Aus der Diskrepanz zwischen hoher Geburtenzahl bei gleichzeitiger hoher
Säuglingssterblichkeit leitet z. B. Shorter (1977) die sachlichere Beziehung
zwischen Müttern und ihren Säuglingen in der vorindustriellen Zeit
ab – ein Sachverhalt, der uns heute unverständlich erscheint. Die emotionslosere
Zuwendung der Mutter zu ihren Kindern wurde zudem dadurch bedingt,
dass die Schwangerschaft, die Geburt und das Wochenbett durch das
sog. Kindbettfieber für die Frauen aller sozialen Schichten, aber überproportional
für die unteren, mit einem Lebensrisiko verbunden war. Ebenso
trugen die materiellen Existenzbedingungen bzw. die Existenznot der breiten
sozialen Schichten dazu bei, dass Schwangerschaften nicht immer „willkommen“
geheißen wurden: Kinder stellten eine ökonomische Belastung
dar, bis sie selbst zum Familienunterhalt etwas beitragen konnten.

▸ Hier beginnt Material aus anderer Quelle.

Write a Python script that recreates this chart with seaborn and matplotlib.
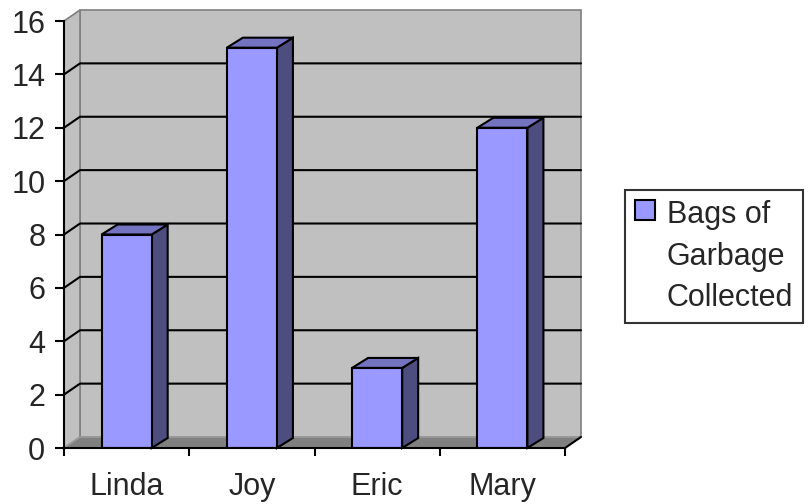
import matplotlib
matplotlib.use("Agg")
import matplotlib.pyplot as plt
import seaborn as sns
import pandas as pd
from matplotlib.patches import Polygon, Rectangle

# Chart data
names = ["Linda", "Joy", "Eric", "Mary"]
bags = [8, 15, 3, 12]
y_ticks = [0, 2, 4, 6, 8, 10, 12, 14, 16]
series_label = "Bags of\nGarbage\nCollected"

sns.set_style("white")
plt.rcParams["font.family"] = ["Liberation Sans", "DejaVu Sans"]

W, H = 808, 504
fig = plt.figure(figsize=(W / 100, H / 100), dpi=100)
ax = fig.add_axes([64 / W, 56 / H, 501 / W, 427 / H])

df = pd.DataFrame({"name": names, "bags": bags})
sns.barplot(data=df, x="name", y="bags", color="#9999ff", saturation=1,
            width=0.4, edgecolor="black", linewidth=1.5, ax=ax, zorder=5)
bars = list(ax.patches)

ax.set_xlim(-0.5, len(names) - 0.5)
ax.set_ylim(y_ticks[0], y_ticks[-1])
ax.set_xlabel("")
ax.set_ylabel("")
ax.patch.set_visible(False)

# depth of the pseudo-3D box, expressed in data units
px_per_x = ax.bbox.width / (ax.get_xlim()[1] - ax.get_xlim()[0])
px_per_y = ax.bbox.height / (ax.get_ylim()[1] - ax.get_ylim()[0])
dx = 16 / px_per_x
dy = 11 / px_per_y
bdy = 10 / px_per_y

x_lo, x_hi = ax.get_xlim()
y_lo, y_hi = ax.get_ylim()

# back wall, side wall and floor
ax.add_patch(Rectangle((x_lo + dx, y_lo + dy), x_hi - x_lo, y_hi - y_lo,
                       fc="#c0c0c0", ec="#808080", lw=1.2, zorder=0, clip_on=False))
ax.add_patch(Polygon([(x_lo, y_lo), (x_lo, y_hi), (x_lo + dx, y_hi + dy), (x_lo + dx, y_lo + dy)],
                     closed=True, fc="#c0c0c0", ec="#808080", lw=1.2, zorder=0, clip_on=False))
ax.add_patch(Polygon([(x_lo, y_lo), (x_hi, y_lo), (x_hi + dx, y_lo + dy), (x_lo + dx, y_lo + dy)],
                     closed=True, fc="#808080", ec="#a0a0a0", lw=1.0, zorder=1, clip_on=False))
ax.plot([x_hi, x_hi + dx], [y_lo, y_lo + dy], color="black", lw=1.5, zorder=2, clip_on=False)

# gridlines running across the side wall and the back wall
for v in y_ticks[1:-1]:
    ax.plot([x_lo, x_lo + dx, x_hi + dx], [v, v + dy, v + dy], color="black",
            lw=1.5, zorder=0.5, clip_on=False)

# side and top faces of each bar
for p in bars:
    x0 = p.get_x()
    x1 = x0 + p.get_width()
    h = p.get_height()
    ax.add_patch(Polygon([(x1, 0), (x1 + dx, bdy), (x1 + dx, h + bdy), (x1, h)], closed=True,
                         fc="#4d4d80", ec="black", lw=1.5, zorder=4, clip_on=False))
    ax.add_patch(Polygon([(x0, h), (x0 + dx, h + bdy), (x1 + dx, h + bdy), (x1, h)], closed=True,
                         fc="#7373bf", ec="black", lw=1.5, zorder=4, clip_on=False))

# axes
for s in ["top", "right"]:
    ax.spines[s].set_visible(False)
for s in ["left", "bottom"]:
    ax.spines[s].set_color("black")
    ax.spines[s].set_linewidth(1.5)
    ax.spines[s].set_zorder(6)

ax.set_yticks(y_ticks)
ax.set_yticklabels([str(v) for v in y_ticks])
ax.tick_params(axis="y", direction="out", length=6.5, width=1.5, color="black",
               labelsize=22, pad=7, left=True)
ax.set_xticks(range(len(names)))
ax.set_xticklabels(names)
ax.set_xticks([i - 0.5 for i in range(len(names) + 1)], minor=True)
ax.tick_params(axis="x", which="major", length=0, labelsize=22, pad=17)
ax.tick_params(axis="x", which="minor", direction="out", length=6, width=1.5,
               color="black", bottom=True)

# legend
handle = Rectangle((0, 0), 1, 1, fc="#9999ff", ec="black", lw=1.5)
leg = fig.legend([handle], [series_label], loc="upper left",
                 bbox_to_anchor=(625 / W, 1 - 190 / H), fontsize=22,
                 frameon=True, fancybox=False, edgecolor="black",
                 handlelength=0.65, handleheight=0.65, handletextpad=0.39,
                 borderpad=0.33, borderaxespad=0)
leg.get_frame().set_linewidth(1.5)
for t in leg.get_texts():
    t.set_linespacing(1.5)
for col in leg._legend_handle_box.get_children():
    for row in col.get_children():
        row.align = "top"

fig.savefig("out.png", dpi=100)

Eine sachlichere Beziehung, also nicht die starke affektiv-emotionale,
wie sie heute von der Mutter in Hinwendung zu ihrem Säugling erwartet
wird, darf jedoch nicht mit Vernachlässigung oder völliger Gefühlsarmut
assoziiert werden.
Was die Drei-Generationen-Familie anbetrifft, so war diese in unserem
Kulturkreis sehr selten gegeben, eine Folge der im 17. und 18. Jahrhundert
gegebenen Heiratsverbote für Personen, die nicht über eine „Vollstelle“ verfügten
(d. h. die nicht in der Lage waren, eine Familie zu ernähren). Dies waren
z. B. Gesellen, Knechte, die also kinderlos blieben. Ferner war die Zahl
der Großeltern gering wegen der sehr geringen Lebenserwartung damals und
eines relativ hohen Heiratsalters in den besitzenden Schichten. Man heiratete
– von epochalen, regionalen und berufsbedingten Schwankungen abgesehen
(Mitterauer 2003: 357; Gestrich 2008: 85) – im Alter von 25 bis über 30 Jahren
(ähnlich wie heute), weil damit die Hof- bzw. Betriebsübergabe verbunden
war. Diese schob man möglichst lange hinaus, insbesondere aus wirtschaftlichen
Gründen oder infolge des geltenden Erbrechtes (z. B. Jüngsten-
Erbrecht; vgl. zum Erbrecht den Beitrag von Bohlen in diesem Band), aber
auch wegen des damit verbundenen Verlustes der Anweisungsbefugnisse an
die nächste familiale Generation und evtl. vorhandenem Personal.